Three men convicted and sentenced in connection with illegally cutting old growth cedar in the Olympic National Forest, were ordered this week to pay $336,468 in restitution as part of their sentences. U.S. District Judge Robert B. Leighton ordered the restitution May 13, 2009, following a lengthy hearing on the value of the trees. Some of the trees taken by the men were nearly 600 years old.

Last month Judge Leighton Sentenced Craig A. James , 46, of Aberdeen, Washington to two years in prison. James will be responsible for the restitution jointly with two other defendants: Bruce Brown, 47, of Humptulips, Washington was sentenced in January to five months in prison; Floyd Stutesman, 48, of Hoquiam, Washington, was sentenced in December 2008, to two years of probation with four months of electronic home detention.

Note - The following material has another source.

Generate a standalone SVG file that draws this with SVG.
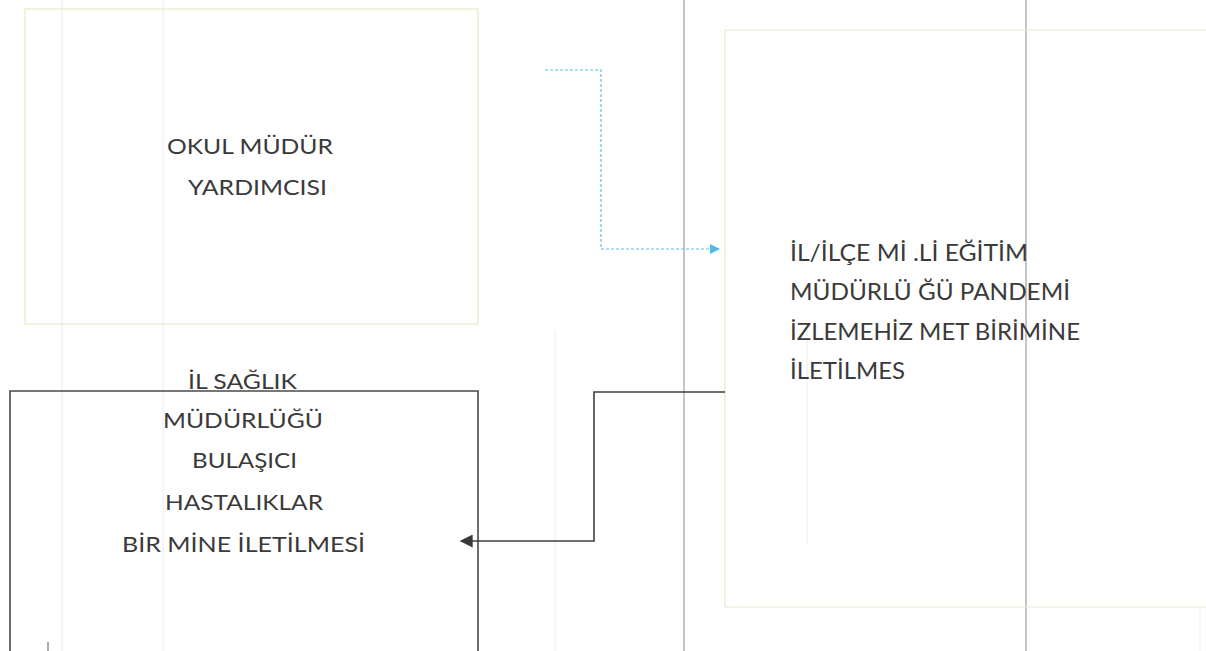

According to records filed in the case, James , Brown and Stutesman conspired to cut the trees over a several week period in early 2006. United States Forest Service officers located the theft site after approximately thirty cords of cedar had been removed and sold to local mills. The defendants provided false documentation indicating the wood had been harvested from private property near Pacific Beach, Washington. A substantial quantity of the wood was considered “music wood,” highly valued by manufacturers of musical instruments and only found in older trees.

Assistant United States Attorney Jim Oesterle asked the court to impose restitution based on the ecological value of the trees writing to the court, “The old growth western red cedar trees damaged and destroyed by the Defendants in this case were undeniably unique. They had ecological, aesthetic and cultural value far greater than a dollar figure based on board feet.”

Judge Leighton agreed, setting a restitution amount significantly above what the defendants had argued for.

One of the lead investigating officers on this case was United States Forest Service Law Enforcement Officer Kristine Fairbanks. Officer Fairbanks was shot and killed on September 20, 2008 near Sequim, Washington while conducting patrol duties in the Olympic National Forest.

The United States Forest Service was assisted in this investigation by the Washington State Department o f Fish and Wildlife and the Grays Harbor County Sheriff’s Department. The case was prosecuted by Assistant United States Attorney Jim Oesterle.